● **INSTRUCTIONS TO FOLLOW**
Write the data out again exactly, with no pictures.
--- begin COLLECTED DATA ---
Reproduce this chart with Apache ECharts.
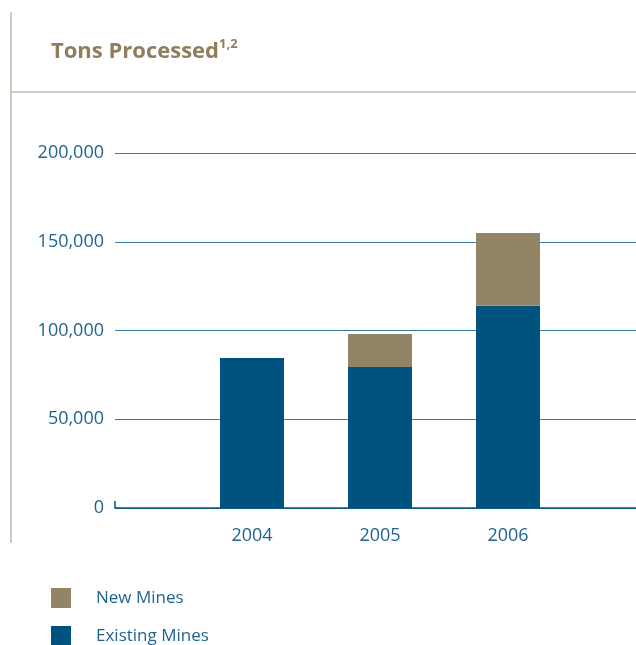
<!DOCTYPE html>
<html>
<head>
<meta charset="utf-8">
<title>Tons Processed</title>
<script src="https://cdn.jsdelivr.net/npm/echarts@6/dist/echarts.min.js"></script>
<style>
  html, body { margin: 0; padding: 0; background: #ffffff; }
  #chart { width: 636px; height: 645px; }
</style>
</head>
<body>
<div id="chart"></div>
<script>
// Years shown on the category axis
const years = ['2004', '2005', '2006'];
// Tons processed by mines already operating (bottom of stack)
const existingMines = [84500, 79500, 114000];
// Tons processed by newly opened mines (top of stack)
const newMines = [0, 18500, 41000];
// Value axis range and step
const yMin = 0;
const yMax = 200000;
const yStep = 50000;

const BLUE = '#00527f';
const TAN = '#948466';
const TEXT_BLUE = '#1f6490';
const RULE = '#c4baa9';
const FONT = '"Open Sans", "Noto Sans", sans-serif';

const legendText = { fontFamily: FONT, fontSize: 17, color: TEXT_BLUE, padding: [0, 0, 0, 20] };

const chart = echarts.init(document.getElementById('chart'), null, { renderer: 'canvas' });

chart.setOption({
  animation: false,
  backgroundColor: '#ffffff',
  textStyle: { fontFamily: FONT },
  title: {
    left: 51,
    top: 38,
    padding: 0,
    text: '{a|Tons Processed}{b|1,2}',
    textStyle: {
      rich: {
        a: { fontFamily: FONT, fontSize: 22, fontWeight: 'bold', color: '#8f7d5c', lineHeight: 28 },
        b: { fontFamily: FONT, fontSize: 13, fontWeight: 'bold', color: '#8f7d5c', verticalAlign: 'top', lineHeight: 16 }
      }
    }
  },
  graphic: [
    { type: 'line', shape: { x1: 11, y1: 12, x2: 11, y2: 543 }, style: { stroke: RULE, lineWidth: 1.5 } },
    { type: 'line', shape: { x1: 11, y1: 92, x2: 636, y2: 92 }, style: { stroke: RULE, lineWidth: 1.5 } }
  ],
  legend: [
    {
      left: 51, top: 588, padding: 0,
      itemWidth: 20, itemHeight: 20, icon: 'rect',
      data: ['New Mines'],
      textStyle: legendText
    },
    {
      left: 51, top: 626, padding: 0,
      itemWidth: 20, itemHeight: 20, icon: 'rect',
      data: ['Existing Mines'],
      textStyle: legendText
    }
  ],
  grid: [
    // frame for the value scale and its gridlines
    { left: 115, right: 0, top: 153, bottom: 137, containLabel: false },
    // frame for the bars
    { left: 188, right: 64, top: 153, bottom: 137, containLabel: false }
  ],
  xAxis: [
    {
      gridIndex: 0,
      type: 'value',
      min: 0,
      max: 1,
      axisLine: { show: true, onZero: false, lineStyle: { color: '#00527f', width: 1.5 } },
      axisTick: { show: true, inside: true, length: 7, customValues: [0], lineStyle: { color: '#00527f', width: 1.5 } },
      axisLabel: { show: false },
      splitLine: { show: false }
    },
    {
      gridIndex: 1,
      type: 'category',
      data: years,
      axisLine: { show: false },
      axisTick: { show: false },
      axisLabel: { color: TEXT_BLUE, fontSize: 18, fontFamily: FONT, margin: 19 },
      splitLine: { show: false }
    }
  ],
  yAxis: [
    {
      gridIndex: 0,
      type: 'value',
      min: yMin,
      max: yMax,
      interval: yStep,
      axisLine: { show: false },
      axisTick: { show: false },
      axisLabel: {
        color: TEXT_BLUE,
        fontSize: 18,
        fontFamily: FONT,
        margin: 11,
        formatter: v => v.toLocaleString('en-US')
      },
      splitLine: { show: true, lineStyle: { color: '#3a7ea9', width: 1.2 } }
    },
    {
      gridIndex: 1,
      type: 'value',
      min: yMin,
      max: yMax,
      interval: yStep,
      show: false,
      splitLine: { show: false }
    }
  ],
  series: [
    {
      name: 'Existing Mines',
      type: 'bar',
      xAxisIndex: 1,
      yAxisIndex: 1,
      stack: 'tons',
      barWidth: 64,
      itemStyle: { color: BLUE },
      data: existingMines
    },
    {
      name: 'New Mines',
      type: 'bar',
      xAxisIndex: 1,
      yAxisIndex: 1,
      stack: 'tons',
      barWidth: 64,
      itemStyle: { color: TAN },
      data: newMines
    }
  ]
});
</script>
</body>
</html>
--- end COLLECTED DATA ---
● **ANSWER IN FULL**
Reproduce this chart with Apache ECharts.
<!DOCTYPE html>
<html>
<head>
<meta charset="utf-8">
<title>Tons Processed</title>
<script src="https://cdn.jsdelivr.net/npm/echarts@6/dist/echarts.min.js"></script>
<style>
  html, body { margin: 0; padding: 0; background: #ffffff; }
  #chart { width: 636px; height: 645px; }
</style>
</head>
<body>
<div id="chart"></div>
<script>
// Years shown on the category axis
const years = ['2004', '2005', '2006'];
// Tons processed by mines already operating (bottom of stack)
const existingMines = [84500, 79500, 114000];
// Tons processed by newly opened mines (top of stack)
const newMines = [0, 18500, 41000];
// Value axis range and step
const yMin = 0;
const yMax = 200000;
const yStep = 50000;

const BLUE = '#00527f';
const TAN = '#948466';
const TEXT_BLUE = '#1f6490';
const RULE = '#c4baa9';
const FONT = '"Open Sans", "Noto Sans", sans-serif';

const legendText = { fontFamily: FONT, fontSize: 17, color: TEXT_BLUE, padding: [0, 0, 0, 20] };

const chart = echarts.init(document.getElementById('chart'), null, { renderer: 'canvas' });

chart.setOption({
  animation: false,
  backgroundColor: '#ffffff',
  textStyle: { fontFamily: FONT },
  title: {
    left: 51,
    top: 38,
    padding: 0,
    text: '{a|Tons Processed}{b|1,2}',
    textStyle: {
      rich: {
        a: { fontFamily: FONT, fontSize: 22, fontWeight: 'bold', color: '#8f7d5c', lineHeight: 28 },
        b: { fontFamily: FONT, fontSize: 13, fontWeight: 'bold', color: '#8f7d5c', verticalAlign: 'top', lineHeight: 16 }
      }
    }
  },
  graphic: [
    { type: 'line', shape: { x1: 11, y1: 12, x2: 11, y2: 543 }, style: { stroke: RULE, lineWidth: 1.5 } },
    { type: 'line', shape: { x1: 11, y1: 92, x2: 636, y2: 92 }, style: { stroke: RULE, lineWidth: 1.5 } }
  ],
  legend: [
    {
      left: 51, top: 588, padding: 0,
      itemWidth: 20, itemHeight: 20, icon: 'rect',
      data: ['New Mines'],
      textStyle: legendText
    },
    {
      left: 51, top: 626, padding: 0,
      itemWidth: 20, itemHeight: 20, icon: 'rect',
      data: ['Existing Mines'],
      textStyle: legendText
    }
  ],
  grid: [
    // frame for the value scale and its gridlines
    { left: 115, right: 0, top: 153, bottom: 137, containLabel: false },
    // frame for the bars
    { left: 188, right: 64, top: 153, bottom: 137, containLabel: false }
  ],
  xAxis: [
    {
      gridIndex: 0,
      type: 'value',
      min: 0,
      max: 1,
      axisLine: { show: true, onZero: false, lineStyle: { color: '#00527f', width: 1.5 } },
      axisTick: { show: true, inside: true, length: 7, customValues: [0], lineStyle: { color: '#00527f', width: 1.5 } },
      axisLabel: { show: false },
      splitLine: { show: false }
    },
    {
      gridIndex: 1,
      type: 'category',
      data: years,
      axisLine: { show: false },
      axisTick: { show: false },
      axisLabel: { color: TEXT_BLUE, fontSize: 18, fontFamily: FONT, margin: 19 },
      splitLine: { show: false }
    }
  ],
  yAxis: [
    {
      gridIndex: 0,
      type: 'value',
      min: yMin,
      max: yMax,
      interval: yStep,
      axisLine: { show: false },
      axisTick: { show: false },
      axisLabel: {
        color: TEXT_BLUE,
        fontSize: 18,
        fontFamily: FONT,
        margin: 11,
        formatter: v => v.toLocaleString('en-US')
      },
      splitLine: { show: true, lineStyle: { color: '#3a7ea9', width: 1.2 } }
    },
    {
      gridIndex: 1,
      type: 'value',
      min: yMin,
      max: yMax,
      interval: yStep,
      show: false,
      splitLine: { show: false }
    }
  ],
  series: [
    {
      name: 'Existing Mines',
      type: 'bar',
      xAxisIndex: 1,
      yAxisIndex: 1,
      stack: 'tons',
      barWidth: 64,
      itemStyle: { color: BLUE },
      data: existingMines
    },
    {
      name: 'New Mines',
      type: 'bar',
      xAxisIndex: 1,
      yAxisIndex: 1,
      stack: 'tons',
      barWidth: 64,
      itemStyle: { color: TAN },
      data: newMines
    }
  ]
});
</script>
</body>
</html>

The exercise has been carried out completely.